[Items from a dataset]
= = =
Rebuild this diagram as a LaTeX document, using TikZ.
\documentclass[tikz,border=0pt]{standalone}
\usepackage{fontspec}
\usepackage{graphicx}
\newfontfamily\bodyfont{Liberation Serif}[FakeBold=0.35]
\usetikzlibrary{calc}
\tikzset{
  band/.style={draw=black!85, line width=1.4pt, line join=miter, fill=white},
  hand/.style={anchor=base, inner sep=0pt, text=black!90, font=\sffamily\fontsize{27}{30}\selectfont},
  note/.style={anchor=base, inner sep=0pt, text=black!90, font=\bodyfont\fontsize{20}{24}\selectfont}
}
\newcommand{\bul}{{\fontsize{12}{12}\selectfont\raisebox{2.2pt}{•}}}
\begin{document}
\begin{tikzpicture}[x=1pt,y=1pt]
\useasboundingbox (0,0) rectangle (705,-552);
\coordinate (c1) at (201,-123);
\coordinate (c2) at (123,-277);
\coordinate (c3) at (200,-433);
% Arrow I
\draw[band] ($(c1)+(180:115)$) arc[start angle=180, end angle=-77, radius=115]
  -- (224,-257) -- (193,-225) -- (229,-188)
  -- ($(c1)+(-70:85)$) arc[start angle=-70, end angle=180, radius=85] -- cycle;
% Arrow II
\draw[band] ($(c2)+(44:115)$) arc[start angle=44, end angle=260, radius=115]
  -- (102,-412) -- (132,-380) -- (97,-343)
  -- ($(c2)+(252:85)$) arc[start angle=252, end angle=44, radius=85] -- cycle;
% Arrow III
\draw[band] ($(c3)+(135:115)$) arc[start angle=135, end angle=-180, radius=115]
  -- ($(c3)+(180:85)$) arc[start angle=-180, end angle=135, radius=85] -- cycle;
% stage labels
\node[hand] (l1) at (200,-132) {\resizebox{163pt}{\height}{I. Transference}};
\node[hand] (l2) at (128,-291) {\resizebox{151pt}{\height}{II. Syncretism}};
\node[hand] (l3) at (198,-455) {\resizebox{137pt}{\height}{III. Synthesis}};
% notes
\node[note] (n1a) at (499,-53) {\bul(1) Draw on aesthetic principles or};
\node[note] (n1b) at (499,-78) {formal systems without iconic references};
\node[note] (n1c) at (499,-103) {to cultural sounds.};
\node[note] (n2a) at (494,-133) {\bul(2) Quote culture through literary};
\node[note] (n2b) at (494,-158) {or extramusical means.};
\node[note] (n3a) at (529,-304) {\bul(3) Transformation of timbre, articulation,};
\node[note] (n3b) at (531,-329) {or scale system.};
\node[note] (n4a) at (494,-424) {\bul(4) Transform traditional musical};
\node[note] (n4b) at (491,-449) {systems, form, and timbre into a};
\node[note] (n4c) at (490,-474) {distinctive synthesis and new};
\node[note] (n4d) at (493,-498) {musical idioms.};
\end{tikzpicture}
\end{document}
= = =
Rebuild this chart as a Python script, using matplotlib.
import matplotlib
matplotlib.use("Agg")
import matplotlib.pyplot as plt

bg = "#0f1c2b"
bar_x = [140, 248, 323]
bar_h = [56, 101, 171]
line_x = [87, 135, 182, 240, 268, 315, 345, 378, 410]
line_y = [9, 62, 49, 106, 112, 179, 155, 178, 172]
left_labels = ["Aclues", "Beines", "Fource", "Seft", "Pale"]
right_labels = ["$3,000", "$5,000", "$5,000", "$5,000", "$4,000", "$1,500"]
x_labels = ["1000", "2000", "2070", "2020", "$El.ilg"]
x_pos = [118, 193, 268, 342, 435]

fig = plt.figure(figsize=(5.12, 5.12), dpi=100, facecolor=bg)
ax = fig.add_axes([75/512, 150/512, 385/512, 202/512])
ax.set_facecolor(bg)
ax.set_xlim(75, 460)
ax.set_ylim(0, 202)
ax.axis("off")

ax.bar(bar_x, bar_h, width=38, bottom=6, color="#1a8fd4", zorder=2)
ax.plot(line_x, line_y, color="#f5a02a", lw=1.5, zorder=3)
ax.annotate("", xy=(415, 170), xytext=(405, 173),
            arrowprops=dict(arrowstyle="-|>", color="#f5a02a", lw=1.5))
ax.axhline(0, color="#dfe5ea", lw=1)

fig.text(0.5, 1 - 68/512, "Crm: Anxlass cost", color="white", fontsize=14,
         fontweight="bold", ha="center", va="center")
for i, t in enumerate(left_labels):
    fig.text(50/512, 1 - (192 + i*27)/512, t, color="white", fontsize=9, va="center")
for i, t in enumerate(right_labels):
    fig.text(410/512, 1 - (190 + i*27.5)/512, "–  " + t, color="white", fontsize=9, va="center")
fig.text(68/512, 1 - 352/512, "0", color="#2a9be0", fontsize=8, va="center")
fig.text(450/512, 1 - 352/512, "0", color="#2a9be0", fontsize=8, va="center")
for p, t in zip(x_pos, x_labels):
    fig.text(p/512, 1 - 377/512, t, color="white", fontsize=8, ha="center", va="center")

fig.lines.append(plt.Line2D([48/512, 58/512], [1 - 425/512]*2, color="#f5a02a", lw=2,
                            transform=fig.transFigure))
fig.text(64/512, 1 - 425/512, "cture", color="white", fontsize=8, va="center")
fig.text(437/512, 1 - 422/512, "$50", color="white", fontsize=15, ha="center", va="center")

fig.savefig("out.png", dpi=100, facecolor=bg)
= = =
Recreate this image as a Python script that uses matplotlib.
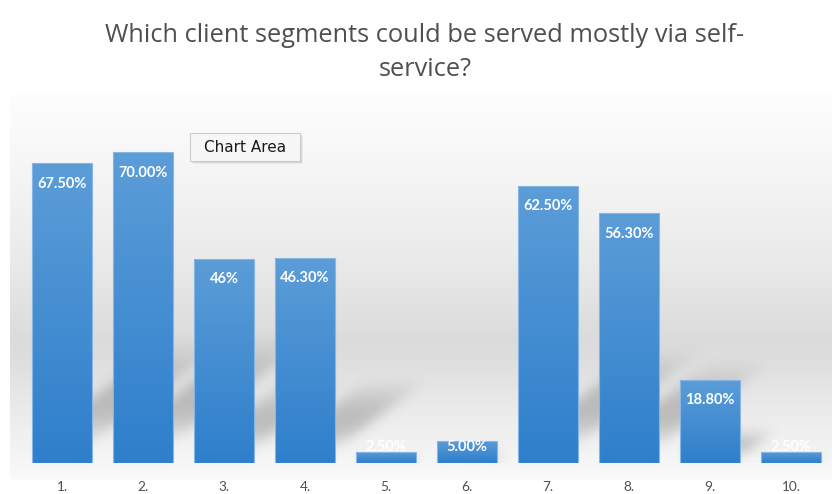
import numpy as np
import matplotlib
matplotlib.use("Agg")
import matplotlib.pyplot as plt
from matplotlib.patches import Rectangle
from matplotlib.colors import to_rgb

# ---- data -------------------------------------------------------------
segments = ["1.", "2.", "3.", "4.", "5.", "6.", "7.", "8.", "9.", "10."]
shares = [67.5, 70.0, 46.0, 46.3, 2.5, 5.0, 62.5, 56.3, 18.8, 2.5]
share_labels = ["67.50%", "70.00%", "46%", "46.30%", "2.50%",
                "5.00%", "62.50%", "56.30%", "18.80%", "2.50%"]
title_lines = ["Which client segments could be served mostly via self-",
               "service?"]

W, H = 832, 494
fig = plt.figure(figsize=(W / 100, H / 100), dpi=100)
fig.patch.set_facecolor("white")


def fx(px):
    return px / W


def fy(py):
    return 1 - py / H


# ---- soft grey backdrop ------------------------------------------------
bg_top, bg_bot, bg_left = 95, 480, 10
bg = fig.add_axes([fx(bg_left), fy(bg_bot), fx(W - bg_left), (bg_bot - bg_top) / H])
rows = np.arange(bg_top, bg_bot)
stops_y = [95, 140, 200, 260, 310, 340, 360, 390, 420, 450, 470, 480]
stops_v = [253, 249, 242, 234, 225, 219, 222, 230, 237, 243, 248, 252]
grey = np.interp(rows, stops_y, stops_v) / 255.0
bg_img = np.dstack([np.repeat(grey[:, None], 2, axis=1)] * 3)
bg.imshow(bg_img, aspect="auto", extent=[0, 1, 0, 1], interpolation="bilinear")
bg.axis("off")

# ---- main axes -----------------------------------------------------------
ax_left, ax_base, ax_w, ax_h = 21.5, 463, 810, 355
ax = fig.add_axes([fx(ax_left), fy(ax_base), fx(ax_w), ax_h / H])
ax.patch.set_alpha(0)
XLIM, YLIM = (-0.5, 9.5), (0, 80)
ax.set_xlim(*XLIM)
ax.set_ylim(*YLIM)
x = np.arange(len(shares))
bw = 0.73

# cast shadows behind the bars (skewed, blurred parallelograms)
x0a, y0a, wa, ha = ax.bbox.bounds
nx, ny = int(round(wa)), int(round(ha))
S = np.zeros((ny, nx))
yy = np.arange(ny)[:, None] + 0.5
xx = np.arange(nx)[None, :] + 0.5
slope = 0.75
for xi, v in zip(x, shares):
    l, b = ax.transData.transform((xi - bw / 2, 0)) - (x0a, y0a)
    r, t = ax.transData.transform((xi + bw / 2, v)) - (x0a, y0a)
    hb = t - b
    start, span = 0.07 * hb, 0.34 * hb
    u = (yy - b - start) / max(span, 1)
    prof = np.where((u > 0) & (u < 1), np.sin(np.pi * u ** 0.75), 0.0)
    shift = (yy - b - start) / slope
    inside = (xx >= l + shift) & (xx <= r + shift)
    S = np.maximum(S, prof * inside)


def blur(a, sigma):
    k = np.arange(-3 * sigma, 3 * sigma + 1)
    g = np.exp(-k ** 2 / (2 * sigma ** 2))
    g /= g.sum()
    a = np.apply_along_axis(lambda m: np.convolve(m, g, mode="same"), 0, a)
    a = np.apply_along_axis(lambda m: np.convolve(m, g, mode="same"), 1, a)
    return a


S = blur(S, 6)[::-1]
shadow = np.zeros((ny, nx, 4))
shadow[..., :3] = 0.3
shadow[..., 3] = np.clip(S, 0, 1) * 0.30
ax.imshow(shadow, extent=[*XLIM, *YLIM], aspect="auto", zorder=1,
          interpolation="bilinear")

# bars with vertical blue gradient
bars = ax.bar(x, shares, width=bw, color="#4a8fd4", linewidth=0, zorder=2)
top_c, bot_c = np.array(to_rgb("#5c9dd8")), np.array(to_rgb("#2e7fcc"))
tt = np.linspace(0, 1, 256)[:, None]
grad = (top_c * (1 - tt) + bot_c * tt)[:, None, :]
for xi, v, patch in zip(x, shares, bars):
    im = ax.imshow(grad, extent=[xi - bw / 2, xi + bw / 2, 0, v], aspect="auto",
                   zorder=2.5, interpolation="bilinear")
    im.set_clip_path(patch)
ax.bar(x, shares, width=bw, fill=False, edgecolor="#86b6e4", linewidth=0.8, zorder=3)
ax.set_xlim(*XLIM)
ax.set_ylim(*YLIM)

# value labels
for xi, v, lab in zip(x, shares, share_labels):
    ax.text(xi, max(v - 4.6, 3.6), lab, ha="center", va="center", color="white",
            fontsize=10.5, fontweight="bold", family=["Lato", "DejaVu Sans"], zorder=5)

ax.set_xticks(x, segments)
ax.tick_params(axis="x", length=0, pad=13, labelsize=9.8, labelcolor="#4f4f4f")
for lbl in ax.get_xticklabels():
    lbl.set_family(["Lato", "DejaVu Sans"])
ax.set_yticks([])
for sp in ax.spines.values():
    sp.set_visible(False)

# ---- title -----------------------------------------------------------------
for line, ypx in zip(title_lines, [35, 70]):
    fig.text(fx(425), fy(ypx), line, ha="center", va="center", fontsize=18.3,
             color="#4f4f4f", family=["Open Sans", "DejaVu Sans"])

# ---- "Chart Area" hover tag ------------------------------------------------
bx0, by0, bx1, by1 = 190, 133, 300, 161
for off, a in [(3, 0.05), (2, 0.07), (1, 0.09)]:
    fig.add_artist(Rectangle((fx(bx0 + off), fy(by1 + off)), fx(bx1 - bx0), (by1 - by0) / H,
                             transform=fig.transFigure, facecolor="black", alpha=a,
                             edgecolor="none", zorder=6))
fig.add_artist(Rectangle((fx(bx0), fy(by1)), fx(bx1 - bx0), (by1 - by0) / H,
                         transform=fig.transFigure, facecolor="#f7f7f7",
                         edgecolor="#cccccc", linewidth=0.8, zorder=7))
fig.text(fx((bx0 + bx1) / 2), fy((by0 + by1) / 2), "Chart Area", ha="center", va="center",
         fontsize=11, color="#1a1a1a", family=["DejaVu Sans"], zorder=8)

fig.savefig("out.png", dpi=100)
= = =
### Exercise prompt
What's needed is an exact copy of the lines above from the one with "Recreate this image" through the one with "from matplotlib.colors import to_rgb", both included; the pictures stay out.

### Solution for this problem
Recreate this image as a Python script that uses matplotlib.
import numpy as np
import matplotlib
matplotlib.use("Agg")
import matplotlib.pyplot as plt
from matplotlib.patches import Rectangle
from matplotlib.colors import to_rgb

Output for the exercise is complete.